Beninteso, si tratta di dichiarazioni di parte. Ciò che invece incute timore è la mancanza di imparzialità. «Un infelice compleanno a te. 48 anni di occupazione». La dedica è rivolta a Israele e a firmarla è stato Nawaf Salam, Presidente della Corte. È il giugno 2015 e, mentre posta sui social il suo messaggio, Salam è in carica come rappresentante permanente del Libano alle Nazioni Unite. Tre anni dopo diventa uno dei quindici giudici della Corte internazionale di Giustizia (Cig). Inseguito, i suoi colleghi l’hanno nominato nuovo presidente della Corte che ha sede all’Aia. (Jpost, 7 Febbraio 2024). Nella sua qualità di rappresentante del Libano presso l’Onu, Salam ha votato la condanna d’Israele 210 volte. Queste risoluzioni contenevano denunce unilaterali nei confronti di Israele e davano via libera a Hamas. Ad esempio, nel dicembre 2008, Salam votò a favore di una risoluzione che accusava Israele di atti di terrore, provocazione, incitamento e distruzione» contro i palestinesi, senza però menzionare Hamas o la Jihad islamica. Nei suoi discorsi alle Nazioni Unite, Salam ha fatto anche molte dichiarazioni provocatorie che dimostrano un estremo pregiudizio contro Israele. Nel gennaio 2008, Salam ha accusato «organizzazioni terroristiche ebraiche» di aver commesso «massacri». Ha anche detto che Gaza è una prigione a cielo aperto». La Cpi, in ogni caso, malgrado l’opposizione incontrata, ha riconosciuto che la Palestina è uno Stato, dando così modo di addivenire alla presente vicenda. Tre domande: a) se è uno Stato, perché non stipula la pace con Israele, senza pretendere che lo Stato ebraico accolga milioni di rifugiati, il che costituisce un’ingerenza nella politica di un altro Stato? b) se è uno Stato, perché elargisce delle attribuzioni patrimoniali nel caso di un suo ‘cittadino’ che compia attentati in Israele o contro israeliani? c) che c’entra Gaza con l’Autorità Nazionale Palestinese, da un ventennio totalmente nelle mani di Hamas, che aveva massacrato gli esponenti dell’Olp, buttandoli senza problemi dalla finestra?
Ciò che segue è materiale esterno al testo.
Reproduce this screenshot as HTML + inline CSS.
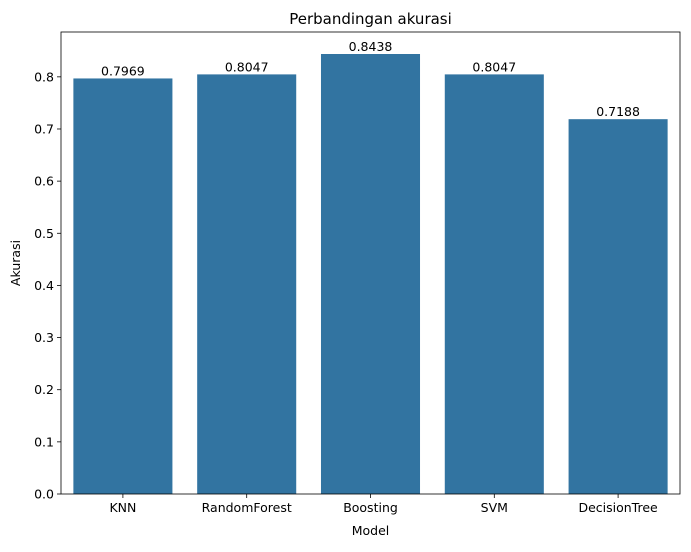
<!DOCTYPE html>
<html><head><meta charset="utf-8"><style>
body{margin:0;background:#fff;}
svg text{font-family:"DejaVu Sans","Liberation Sans",sans-serif;fill:#000;}
</style></head><body>
<svg id="chart" width="691" height="547" xmlns="http://www.w3.org/2000/svg"></svg>
<script>
const categories = ["KNN","RandomForest","Boosting","SVM","DecisionTree"];
const values = [0.7969,0.8047,0.8438,0.8047,0.7188];
const labels = ["0.7969","0.8047","0.8438","0.8047","0.7188"];
const yTicks = [0,0.1,0.2,0.3,0.4,0.5,0.6,0.7,0.8];

const svg = document.getElementById('chart');
const NS = "http://www.w3.org/2000/svg";
const L=61, R=680, T=32, B=494;
const yMax = Math.max(...values)*1.05;
const y = v => B - v/yMax*(B-T);
const step = (R-L)/categories.length;
const x = i => L + step*(i+0.5);
function el(tag, attrs, txt){const e=document.createElementNS(NS,tag);for(const k in attrs)e.setAttribute(k,attrs[k]);if(txt!==undefined)e.textContent=txt;svg.appendChild(e);return e;}

values.forEach((v,i)=>{
  const r=el('rect',{x:x(i)-step*0.4,y:y(v),width:step*0.8,height:B-y(v),fill:'#3274a1'});
  
  
  const t=el('text',{x:x(i),y:y(v)-3,'text-anchor':'middle','font-size':'12.5'},labels[i]);
  
  
  const tk=el('line',{x1:x(i),x2:x(i),y1:B,y2:B+4,stroke:'#000','stroke-width':0.8});
  
  
  const tl=el('text',{x:x(i),y:B+18,'text-anchor':'middle','font-size':'12.5'},categories[i]);
  
  
});
yTicks.forEach(v=>{
  const tk=el('line',{x1:L-4,x2:L,y1:y(v),y2:y(v),stroke:'#000','stroke-width':0.8});
  
  
  const tl=el('text',{x:L-7,y:y(v)+4.5,'text-anchor':'end','font-size':'12.5'},v.toFixed(1));
  
  
});
const frame=el('rect',{x:L,y:T,width:R-L,height:B-T,fill:'none',stroke:'#000','stroke-width':0.8});


const title=el('text',{x:(L+R)/2,y:T-8,'text-anchor':'middle','font-size':'15'},'Perbandingan akurasi');


const xt=el('text',{x:(L+R)/2,y:535,'text-anchor':'middle','font-size':'12.5'},'Model');


const yt=el('text',{x:20,y:(T+B)/2,'text-anchor':'middle','font-size':'12.5',transform:'rotate(-90 20 '+((T+B)/2)+')'},'Akurasi');


</script>
</body></html>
Non è quindi un caso che gli Usa, con la predetta legge, non solo si rifiutino di far parte della Corte, ma si riservino il potere di usare la forza contro le sue decisioni. La soddisfazione degli operatori del diritto (teorici e pratici) dovrebbe risiedere nella più assoluta imparzialità. Eppure, Hans Kelsen aveva sostenuto che le sentenze sono atti di volontà e non di scienza.
Nel novembre 1972, incrociai Ada Sereni (vedova di Enzo) presso la nostra zia Ida Coen. Ada mi raccontò quando, per liberare la nave dell’Alià Bet, si recò a Firenze per chiedere lumi ad un professore di diritto internazionale, il quale le spiegò: le dico subito in cosa consiste il diritto internazionale, consiste nella legge del più forte». Basta saperlo.